Designing new enzymes around catalytic arrays with Riff-Diff

Markus Braun, Adrian Tripp, and colleagues from the Oberdorfer lab at Graz University of Technology developed Riff-Diff, a computational pipeline that designs enzymes by scaffolding protein backbones around catalytic residue arrays. Read the full paper in Nature paper here

Why this research matters

Designing enzymes from scratch could help tackle unmet needs in biocatalysis, therapeutics, and environmental chemistry. But building proteins that not only fold correctly, but also catalyze a specific reaction, is a longstanding challenge. This study explores whether starting from the chemistry—specifically the catalytic residues—and designing everything else around them can produce working enzymes on the first try.

Background

Researchers often begin with a known catalytic motif, but integrating that motif into a stable protein scaffold with a functional active site is complex. Traditional design strategies rely on multiple rounds of mutation, modeling, and experimental screening. Riff-Diff aims to simplify this process by designing backbones that support the required chemistry from the outset.

The new approach

The Riff-Diff pipeline begins with a predefined catalytic array and embeds each residue into a short helical fragment to create an artificial motif. These motifs are combined and used to guide structure generation via a diffusion model, which includes a placeholder helix to help form a substrate-binding pocket.

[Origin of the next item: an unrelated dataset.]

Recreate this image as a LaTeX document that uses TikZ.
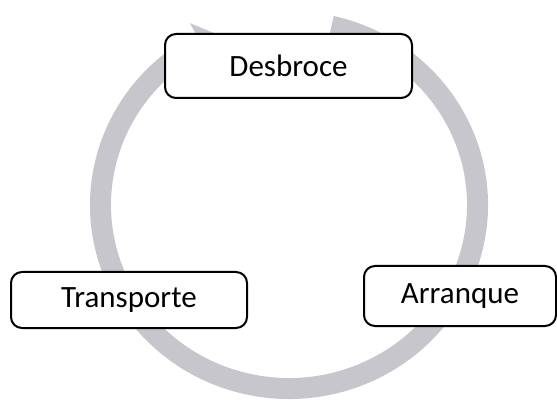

After backbone generation, designs are refined through a series of steps—including sequence design, structure optimization, and model prediction—before selecting final candidates based on structure quality and active-site geometry.

Key results

Two enzyme classes were targeted: retro-aldolases and Morita–Baylis–Hillmanases (MBHases). Out of 36 retro-aldolase designs (RAD1–36), 32 showed activity above a negative control. Among these, RAD29 and RAD35 stood out for their catalytic efficiency and substrate affinity.

For the MBHases, 63 designs were generated using two evolved catalytic arrays. A majority showed measurable activity in endpoint assays. MBH48, one of the top performers, surpassed the activity of an 8-round evolved MBHase variant (BH32.8), though remained below the best evolved enzymes.

Validation

Biochemical assays confirmed that most designs folded properly and showed the expected dependence on active-site residues. For select enzymes, including MBH48, crystal structures closely matched the design models, both in overall fold and catalytic geometry.

Broader significance

Riff-Diff demonstrates that it’s possible to build functional enzymes by scaffolding around idealized catalytic arrays, without iterative rounds of screening or evolution. The authors highlight this approach as a way to streamline enzyme discovery and generate high-quality benchmarks for improving future predictive models.